This repository contains the tests for exponential decay when constraints are applied and the implementation of the examples in the paper "Exponential Concentration in Stochastic Approximation" (https://arxiv.org/abs/2208.07243).
Examples include a circle constraint problem, a three-spherical constraints problem, a non-negative ridge regression, a 2 variables linear programming problem, a 50 variables probability simplex problem, a multi-armed bandit problem, a three-state two-action Markov decision process, and a more complicated Markov decision process - the Blackjack problem introduced in Sutton and Barto (2018).

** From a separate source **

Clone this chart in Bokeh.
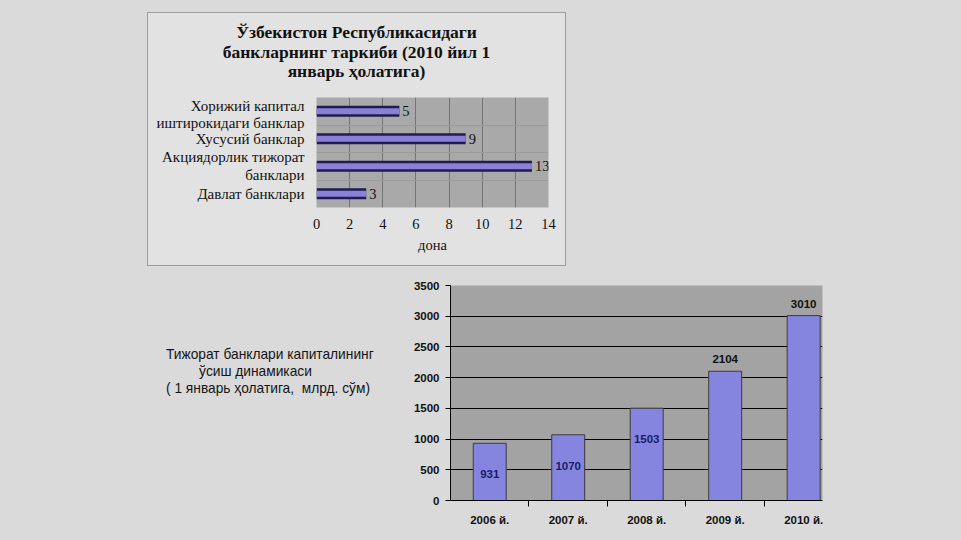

Before runing any code, create a folder under the current position named 'Figures' to save figures.
Projections applied:
For the probability simplex problem and the multi-armed bandit problem, the L1-projection algorithm (https://stanford.edu/~jduchi/projects/DuchiShSiCh08.html) is applied. This algorithm has been rewritten in Python and is involved in this repository.
For the linear programming, multi-armed bandit and MDP problems, Polyhedron Manipulation in Python (pypoman) package (https://scaron.info/doc/pypoman/) and cvxopt (http://cvxopt.org/) are applied. Install the packages first.
In particular, the Blackjack problem is constructed based on the OpenAI gym. Install the gym package before running the files in Blackjack.